*What needs to be done:*
Starting with the first line of the listing, quote each line exactly until and including the one with "['', 'Inm', 'Vit', 'Rpre', 'Gtem', 'Gava', 'Gtar', ''];", leaving pictures out.

+++ Collected material +++

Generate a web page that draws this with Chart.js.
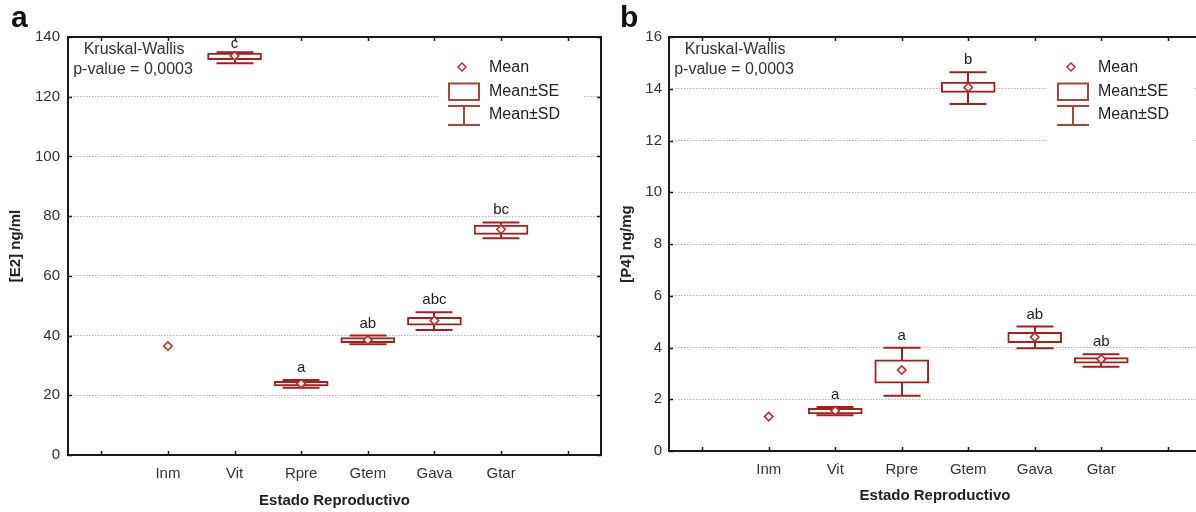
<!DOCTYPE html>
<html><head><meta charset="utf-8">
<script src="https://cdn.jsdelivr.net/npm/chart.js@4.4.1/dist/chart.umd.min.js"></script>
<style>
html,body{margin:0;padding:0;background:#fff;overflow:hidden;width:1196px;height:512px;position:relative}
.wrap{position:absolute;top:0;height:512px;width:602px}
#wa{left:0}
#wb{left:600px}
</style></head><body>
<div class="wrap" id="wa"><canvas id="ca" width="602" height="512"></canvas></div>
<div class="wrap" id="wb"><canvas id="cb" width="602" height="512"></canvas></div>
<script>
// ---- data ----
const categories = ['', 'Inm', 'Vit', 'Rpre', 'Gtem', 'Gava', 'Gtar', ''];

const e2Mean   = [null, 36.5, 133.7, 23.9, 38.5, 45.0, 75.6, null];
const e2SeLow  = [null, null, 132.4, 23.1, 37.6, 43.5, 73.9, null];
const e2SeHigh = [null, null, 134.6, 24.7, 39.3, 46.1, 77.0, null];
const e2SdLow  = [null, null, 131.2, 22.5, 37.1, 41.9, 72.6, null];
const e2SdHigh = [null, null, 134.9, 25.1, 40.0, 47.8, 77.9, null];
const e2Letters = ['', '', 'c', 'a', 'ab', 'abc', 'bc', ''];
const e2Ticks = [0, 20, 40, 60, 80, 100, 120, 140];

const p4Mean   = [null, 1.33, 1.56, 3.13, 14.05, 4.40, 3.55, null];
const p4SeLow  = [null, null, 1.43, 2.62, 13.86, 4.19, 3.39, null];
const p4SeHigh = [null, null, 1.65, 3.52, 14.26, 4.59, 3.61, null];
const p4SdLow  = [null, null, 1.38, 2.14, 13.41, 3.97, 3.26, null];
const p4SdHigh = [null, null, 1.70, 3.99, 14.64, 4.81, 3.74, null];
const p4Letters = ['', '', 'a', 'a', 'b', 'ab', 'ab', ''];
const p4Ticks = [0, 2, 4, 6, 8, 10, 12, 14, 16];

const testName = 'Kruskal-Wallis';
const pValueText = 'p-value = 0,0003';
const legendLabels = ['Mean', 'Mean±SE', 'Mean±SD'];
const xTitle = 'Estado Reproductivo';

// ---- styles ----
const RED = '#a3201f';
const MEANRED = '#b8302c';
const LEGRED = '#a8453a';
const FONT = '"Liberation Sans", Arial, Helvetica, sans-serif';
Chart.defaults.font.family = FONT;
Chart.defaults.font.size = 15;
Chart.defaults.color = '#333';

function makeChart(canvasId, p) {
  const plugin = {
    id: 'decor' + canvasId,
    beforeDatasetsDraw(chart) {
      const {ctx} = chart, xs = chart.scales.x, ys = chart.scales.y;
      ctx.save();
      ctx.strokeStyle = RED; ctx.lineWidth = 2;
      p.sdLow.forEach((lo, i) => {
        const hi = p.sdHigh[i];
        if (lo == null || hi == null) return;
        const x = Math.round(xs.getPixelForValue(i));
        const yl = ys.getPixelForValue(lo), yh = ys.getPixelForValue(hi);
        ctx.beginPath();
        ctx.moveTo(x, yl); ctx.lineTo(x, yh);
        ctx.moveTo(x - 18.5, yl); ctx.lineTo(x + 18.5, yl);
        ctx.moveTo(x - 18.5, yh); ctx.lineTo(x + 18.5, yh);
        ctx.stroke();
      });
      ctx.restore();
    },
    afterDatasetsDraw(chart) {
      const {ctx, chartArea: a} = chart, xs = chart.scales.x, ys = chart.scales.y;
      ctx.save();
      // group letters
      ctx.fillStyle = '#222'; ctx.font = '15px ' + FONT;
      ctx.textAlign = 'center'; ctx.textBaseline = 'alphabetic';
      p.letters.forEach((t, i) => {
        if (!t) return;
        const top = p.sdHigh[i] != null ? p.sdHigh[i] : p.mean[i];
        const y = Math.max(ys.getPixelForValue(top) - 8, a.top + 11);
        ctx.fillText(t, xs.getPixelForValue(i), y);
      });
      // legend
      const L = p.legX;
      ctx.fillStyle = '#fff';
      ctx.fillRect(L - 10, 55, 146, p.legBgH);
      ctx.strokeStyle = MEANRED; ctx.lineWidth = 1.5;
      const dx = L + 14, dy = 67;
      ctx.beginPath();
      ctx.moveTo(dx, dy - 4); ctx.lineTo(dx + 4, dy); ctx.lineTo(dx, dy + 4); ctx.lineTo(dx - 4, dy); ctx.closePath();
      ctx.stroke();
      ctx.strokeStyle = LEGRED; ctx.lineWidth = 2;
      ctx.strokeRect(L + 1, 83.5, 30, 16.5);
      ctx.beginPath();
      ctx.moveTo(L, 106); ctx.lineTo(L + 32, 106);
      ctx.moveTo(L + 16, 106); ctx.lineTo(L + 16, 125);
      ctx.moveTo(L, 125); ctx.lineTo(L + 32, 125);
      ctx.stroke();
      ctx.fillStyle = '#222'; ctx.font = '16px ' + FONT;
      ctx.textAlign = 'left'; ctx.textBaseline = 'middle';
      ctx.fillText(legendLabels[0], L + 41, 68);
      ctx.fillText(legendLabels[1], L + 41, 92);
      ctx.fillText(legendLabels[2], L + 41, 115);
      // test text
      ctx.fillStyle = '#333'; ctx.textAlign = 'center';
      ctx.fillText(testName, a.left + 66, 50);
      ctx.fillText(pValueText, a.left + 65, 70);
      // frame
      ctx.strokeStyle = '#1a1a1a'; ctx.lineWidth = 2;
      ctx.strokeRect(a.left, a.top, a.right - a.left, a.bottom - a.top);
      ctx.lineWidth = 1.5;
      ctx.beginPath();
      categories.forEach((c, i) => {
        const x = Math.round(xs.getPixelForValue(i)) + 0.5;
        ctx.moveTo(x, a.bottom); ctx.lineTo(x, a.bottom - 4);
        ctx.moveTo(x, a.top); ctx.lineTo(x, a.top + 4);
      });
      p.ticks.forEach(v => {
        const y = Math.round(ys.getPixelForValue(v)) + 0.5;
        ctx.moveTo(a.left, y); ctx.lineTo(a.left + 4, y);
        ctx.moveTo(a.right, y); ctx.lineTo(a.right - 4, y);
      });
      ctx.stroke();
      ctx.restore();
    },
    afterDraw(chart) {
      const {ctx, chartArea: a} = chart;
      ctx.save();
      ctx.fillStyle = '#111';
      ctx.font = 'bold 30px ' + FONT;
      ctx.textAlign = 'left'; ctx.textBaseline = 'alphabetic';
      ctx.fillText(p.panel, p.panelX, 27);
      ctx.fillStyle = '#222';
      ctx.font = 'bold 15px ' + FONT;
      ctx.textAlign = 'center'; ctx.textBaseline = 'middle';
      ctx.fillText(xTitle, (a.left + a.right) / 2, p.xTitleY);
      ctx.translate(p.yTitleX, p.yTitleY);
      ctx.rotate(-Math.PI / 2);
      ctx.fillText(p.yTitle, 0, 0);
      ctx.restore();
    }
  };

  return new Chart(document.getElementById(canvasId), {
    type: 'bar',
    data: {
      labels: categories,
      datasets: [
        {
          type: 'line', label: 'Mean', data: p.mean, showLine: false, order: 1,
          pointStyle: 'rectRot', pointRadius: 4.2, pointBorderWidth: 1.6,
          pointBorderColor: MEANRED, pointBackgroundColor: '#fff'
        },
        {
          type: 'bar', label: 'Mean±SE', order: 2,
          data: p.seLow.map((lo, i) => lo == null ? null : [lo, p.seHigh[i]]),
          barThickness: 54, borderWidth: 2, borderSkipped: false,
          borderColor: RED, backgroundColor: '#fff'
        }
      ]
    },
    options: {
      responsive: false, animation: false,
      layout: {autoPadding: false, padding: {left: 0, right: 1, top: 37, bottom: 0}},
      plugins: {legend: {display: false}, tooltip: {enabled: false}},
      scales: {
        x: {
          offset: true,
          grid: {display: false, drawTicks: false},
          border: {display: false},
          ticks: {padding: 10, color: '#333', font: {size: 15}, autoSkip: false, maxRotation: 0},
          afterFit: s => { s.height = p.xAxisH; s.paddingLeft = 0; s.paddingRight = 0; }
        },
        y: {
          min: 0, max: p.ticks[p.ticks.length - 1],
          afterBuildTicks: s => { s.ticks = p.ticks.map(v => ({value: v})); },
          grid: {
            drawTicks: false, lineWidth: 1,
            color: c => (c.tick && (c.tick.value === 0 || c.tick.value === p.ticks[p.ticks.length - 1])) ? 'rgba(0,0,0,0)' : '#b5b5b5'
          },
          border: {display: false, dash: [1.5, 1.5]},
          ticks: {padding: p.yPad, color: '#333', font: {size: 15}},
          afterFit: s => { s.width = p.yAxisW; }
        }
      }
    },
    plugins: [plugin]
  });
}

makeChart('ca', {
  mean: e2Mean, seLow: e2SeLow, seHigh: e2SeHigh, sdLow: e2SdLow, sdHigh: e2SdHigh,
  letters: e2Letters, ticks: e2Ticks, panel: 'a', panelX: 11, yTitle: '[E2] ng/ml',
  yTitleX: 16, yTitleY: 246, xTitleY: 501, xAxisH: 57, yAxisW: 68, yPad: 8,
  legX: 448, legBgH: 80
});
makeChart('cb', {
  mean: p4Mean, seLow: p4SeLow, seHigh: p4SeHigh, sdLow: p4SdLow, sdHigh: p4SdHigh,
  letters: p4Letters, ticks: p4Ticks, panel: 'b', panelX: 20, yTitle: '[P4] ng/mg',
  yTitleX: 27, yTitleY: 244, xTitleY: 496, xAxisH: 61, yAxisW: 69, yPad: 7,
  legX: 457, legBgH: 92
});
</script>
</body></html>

+++

*Output:*
Generate a web page that draws this with Chart.js.
<!DOCTYPE html>
<html><head><meta charset="utf-8">
<script src="https://cdn.jsdelivr.net/npm/chart.js@4.4.1/dist/chart.umd.min.js"></script>
<style>
html,body{margin:0;padding:0;background:#fff;overflow:hidden;width:1196px;height:512px;position:relative}
.wrap{position:absolute;top:0;height:512px;width:602px}
#wa{left:0}
#wb{left:600px}
</style></head><body>
<div class="wrap" id="wa"><canvas id="ca" width="602" height="512"></canvas></div>
<div class="wrap" id="wb"><canvas id="cb" width="602" height="512"></canvas></div>
<script>
// ---- data ----
const categories = ['', 'Inm', 'Vit', 'Rpre', 'Gtem', 'Gava', 'Gtar', ''];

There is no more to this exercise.